The first step in my career was making the decision to become a Solicitor. In 2017 Law Society published statistics showing that 26,655 UK students applied to study law at undergraduate level in England and Wales, out of those 26,655 only 18,850 were accepted on to courses. Law remains one of the most oversubscribed and competitive practice areas. Whilst the statistics do not make for pleasant and reassuring reading it is not all doom and gloom. I have compiled a list of my top tips for securing that long awaited training contract.

Foot in the Door

A really good way for training contract applicants to make their application stand out is to gain experience, whilst I was at university I tried to ensure I undertook at least one legal work experience placement each summer. In the summer of my LPC year I secured a month long internship with Else and at the end of the month, I was offered a six month contract as a Paralegal within the Debt Recovery Department.

One of the reasons why Else is such a great firm to train with is because they recognise the importance of giving people a chance and are passionate about training. My first “Else Placement” exposed me to the realities of working full time within the legal profession and the experience I gained allowed me to secure other roles that I would not have got without the experience Else provided me. I worked closely with some excellent solicitors and I got to know the firm really well.

Don’t be afraid to ask

Even if a firm’s website does not actively advertise that they offer work experience then give them a ring and have a chat. Alternatively send them your CV with a well written cover letter asking whether they are able to offer you any experience. Even if they may not be able to offer experience at that time they are at least now aware of your existence and may consider you for future opportunities.

Another tip is to send your cover letter and CV by post instead of just attaching it to a generic email, most firms will appreciate the extra effort and it also sets your application apart from others as it is a little different.

In the Workplace

Whilst on placement don’t turn your nose up at any tasks you may be offered no matter how undesirable they may be or how big your ego is. Everyone has to start somewhere and most of the time you will end up learning something! Try to be as helpful and polite as possible, even if the firm is not able to offer you a job or further experience by leaving on a positive note they may be able to offer you something in the future. A lot of solicitors know and talk to solicitors at other firms and you want to be thought of in a positive way, no firm will want to hire a trainee with a reputation for being moody and unhelpful. I was fortunate enough to be offered a training contract with Else, a firm I had already worked for previously. If I had left Else the first time with a negative relationship with the firm then I would not have been offered the opportunity to interview for my training contract and would not be qualifying!

Get varied experience

Get experience at a variety of firms to find out what you like. Prior to securing my training contract at Else I worked for a much larger global law firm and undertook work experience in house.

Exposing myself to different law firms allowed me the opportunity to scope out what kind of firm I wanted to end up training with.

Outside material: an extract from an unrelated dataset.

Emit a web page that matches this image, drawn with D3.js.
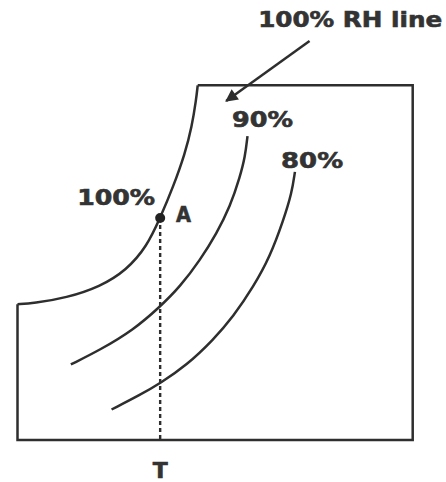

Predominantly one of the main reasons I was drawn to Else was because they were a smaller firm with a “big firm” mentality and a wide variety of clients. Therefore I knew that if I trained with them I would have more client contact hours and the opportunity to actively develop my skills by working on cases first hand.

When I speak to my friends within the industry who are training at other firms I know I made the right choice for me. At the end of the day you are with the firm you train with for a minimum of two years so it is important to make sure that they are the right fit for you! I highly recommend doing your homework and putting a lot of thought into what firm you want to train with.

It is a marathon not a sprint

It is very easy to pressurise yourself and impose self-inflicted deadlines such as “if I don’t get a training contract by …….. then I will have failed” inevitably the deadline will come and go and if you have not got a training contract you will be left feeling like a failure for no other reason other than your own self-imposed hubris.

The road to qualification seldom flows smoothly for many trainees and there will be bumps in the road along the way. It is your resilience and ability to pick yourself up after a setback that will set you apart from other candidates and eventually lead you to success. Take each rejection as an opportunity to self-reflect and reevaluate what it is that you are trying to achieve and try not to get disheartened if things don’t go to “plan”. Always ask for feedback.

Don’t give up and be persistent, resilience is a skill that will eventually make you a better solicitor in the long run.